European Commission’s detailed opinion on the French bill regarding the opening of the remote gambling market
The European Commission has urged France to review the bill regarding the opening of the French remote gambling market.
Following the notification of the French bill regarding the opening of the remote gambling market, the European Commission rendered a detailed opinion on the 8 of June, 2009.
The French authorities are urged to clarify and amend some of the provisions of the bill in order to ensure the bill’s compatibility with European law.
* The first objection relates to article 16 of the bill and the system put in place for issuing licences. According to the Commission, this rule restricts the freedom to provide services (Art 49 EC Treaty). To be compatible with European law the French authorities are requested to clarify to which extend they will take into account the requirements of the legal system under which the operator is already licensed (country of origin).
* The second objection pertains to Article 52 of the bill which provides for an obligation for all licensed operators to obtain consent from the operating right owner of the sport event. According to the Commission, such a requirement could constitute a restriction to the freedom to provide services, as the betting offer would become less attractive.
* The third remark questions the justification of article 8 of the bill: French Government has to prove the necessity of this restriction. According to this provision, a maximum payback ratio is foreseen, whereby the Commission considers this might constitute an infringement to the freedom to provide services. In this respect, the French authorities are urged to adduce evidence concerning the link between the rate of return and fight against addiction.
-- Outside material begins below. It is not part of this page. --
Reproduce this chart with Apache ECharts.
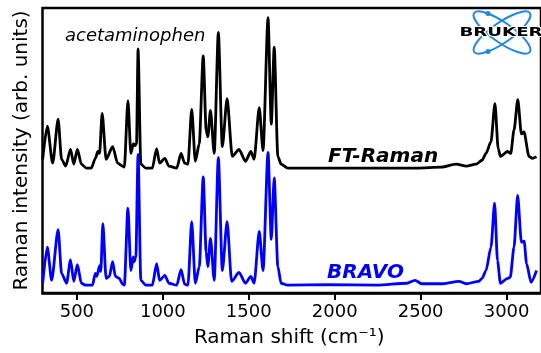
<!DOCTYPE html>
<html>
<head>
<meta charset="utf-8">
<script src="https://cdn.jsdelivr.net/npm/echarts@6/dist/echarts.min.js"></script>
<style>html,body{margin:0;padding:0;background:#fff}#c{width:541px;height:353px}</style>
</head>
<body>
<div id="c"></div>
<script>
// Raman shift ticks (cm^-1)
var xTicks = [500, 1000, 1500, 2000, 2500, 3000];

// FT-Raman spectrum (offset upward)
var ftShift = [301,328,359,391,411,435,463,482,503,526,555,584,608,622,632,647,670,708,737,766,776,797,814,829,839,847,856,872,901,939,964,981,1012,1035,1081,1106,1127,1146,1168,1189,1212,1235,1252,1262,1277,1299,1323,1346,1374,1404,1443,1481,1512,1531,1561,1583,1612,1631,1648,1669,1688,1727,1958,2246,2477,2621,2707,2765,2822,2857,2880,2909,2932,2951,2964,3005,3024,3043,3065,3086,3101,3130,3149,3174];
var ftIntensity = [137,171,133,178,137,130,147,132,147,132,128,128,138,145,143,184,137,150,133,130,129,197,143,153,151,153,250,132,128,128,148,133,138,130,128,143,133,132,188,135,153,243,167,160,187,143,267,150,199,140,147,135,145,137,190,146,282,173,252,140,132,128,128,128,128,129,132,130,132,136,143,155,194,148,140,145,143,167,198,163,165,140,138,139.5];

// BRAVO spectrum
var bravoShift = [301,328,353,391,411,440,463,482,503,526,551,591,607,616,632,639,651,670,689,708,724,747,766,776,797,814,828,833,843,856,872,901,939,964,981,1012,1035,1081,1106,1127,1146,1168,1189,1212,1235,1252,1262,1277,1299,1323,1346,1374,1400,1443,1481,1512,1531,1561,1583,1612,1631,1648,1669,1688,1727,1958,2246,2419,2467,2505,2621,2723,2765,2838,2857,2880,2909,2930,2947,2964,3005,3021,3043,3064,3086,3102,3116,3142,3174];
var bravoIntensity = [10,47,13,65,20,10,34,12,29,10,8,8,20,17,28,22,71,15,17,32,17,15,9,8,87,23,37,32,37,142,13,8,8,30,13,18,10,8,24,9,8,73,10,27,119,42,27,56,13,139,23,73,12,21,10,17,10,63,23,144,55,118,27,10,8,8.5,8,10,13,9.5,9.5,12,9.5,12,15,23,47,92,33,10,15,16,47,100,52,53,30,11,23];

function zip(a, b) { var r = []; for (var i = 0; i < a.length; i++) r.push([a[i], b[i]]); return r; }

var chart = echarts.init(document.getElementById('c'), null, {renderer: 'canvas'});
var F = 'DejaVu Sans';
chart.setOption({
  animation: false,
  backgroundColor: '#fff',
  grid: {left: 42.5, right: -4, top: 8, bottom: 53, show: true, borderColor: '#000', borderWidth: 2.5, backgroundColor: 'transparent'},
  xAxis: {
    type: 'value', min: 300, max: 3200,
    name: 'Raman shift (cm\u207B\u00B9)', nameLocation: 'middle', nameGap: 35,
    nameTextStyle: {fontFamily: F, fontSize: 20, color: '#000', padding: [0, 5, 0, 0]},
    axisLine: {show: true, lineStyle: {color: '#000', width: 2.5}},
    axisTick: {show: true, length: 7, lineStyle: {color: '#000', width: 2}, customValues: xTicks},
    axisLabel: {fontFamily: F, fontSize: 18, color: '#000', margin: 10, customValues: xTicks, formatter: function (v) { return String(v); }},
    splitLine: {show: false}
  },
  yAxis: {
    type: 'value', min: 0, max: 292,
    name: 'Raman intensity (arb. units)', nameLocation: 'middle', nameGap: 11, nameRotate: 90,
    nameTextStyle: {fontFamily: F, fontSize: 20, color: '#000'},
    axisLine: {show: false}, axisTick: {show: false}, axisLabel: {show: false}, splitLine: {show: false}
  },
  series: [
    {type: 'line', data: zip(ftShift, ftIntensity), smooth: 0.25, smoothMonotone: 'x', showSymbol: false, symbol: 'none', lineStyle: {color: '#000', width: 2.8, join: 'round'}, itemStyle: {color: '#000'}},
    {type: 'line', data: zip(bravoShift, bravoIntensity), smooth: 0.25, smoothMonotone: 'x', showSymbol: false, symbol: 'none', lineStyle: {color: '#0000ff', width: 2.8, join: 'round'}, itemStyle: {color: '#0000ff'}}
  ],
  graphic: [
    {type: 'text', left: 65, top: 27, style: {text: 'acetaminophen', font: 'italic 18px "DejaVu Sans"', fill: '#000'}},
    {type: 'text', left: 328, top: 147, style: {text: 'FT-Raman', font: 'italic bold 20px "DejaVu Sans"', fill: '#000'}},
    {type: 'text', left: 327, top: 263, style: {text: 'BRAVO', font: 'italic bold 20px "DejaVu Sans"', fill: '#0000ff'}},
    {type: 'ellipse', x: 502, y: 32.5, rotation: 0.61, shape: {cx: 0, cy: 0, rx: 34, ry: 10}, style: {fill: 'none', stroke: '#1E88E5', lineWidth: 2}},
    {type: 'ellipse', x: 502, y: 32.5, rotation: -0.61, shape: {cx: 0, cy: 0, rx: 34, ry: 10}, style: {fill: 'none', stroke: '#1E88E5', lineWidth: 2}},
    {type: 'circle', shape: {cx: 488, cy: 13.5, r: 2.5}, style: {fill: '#1E88E5'}},
    {type: 'circle', shape: {cx: 488, cy: 51.5, r: 2.5}, style: {fill: '#1E88E5'}},
    {type: 'text', x: 501, y: 33, scaleX: 1.4, style: {text: 'BRUKER', font: 'bold 13px "DejaVu Sans"', fill: '#000', align: 'center', verticalAlign: 'middle', stroke: '#fff', lineWidth: 2}}
  ]
});
</script>
</body>
</html>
* The last objection is related to article 39 of the bill which states for an obligation to have a fiscal representative established in France. This might constitute a restriction to the freedom to provide services, even despite the argumentation given by the French Government according to which this disposition is meant to ensure an effective fiscal supervision. Such an argumentation is not accepted (see Commission v. France judgement C-334/02) considering that such an obligation is disproportionate and can be replaced by a less restrictive measure.
This opinion obliges France to postpone the adoption of the law for one additional month. The new deadline ends on the 8 of July.
If the French Government does not modify the bill by the 8 of July, 2009 or ignores the EC opinion, it takes the risk that the Commission decides to launch an infringement procedure.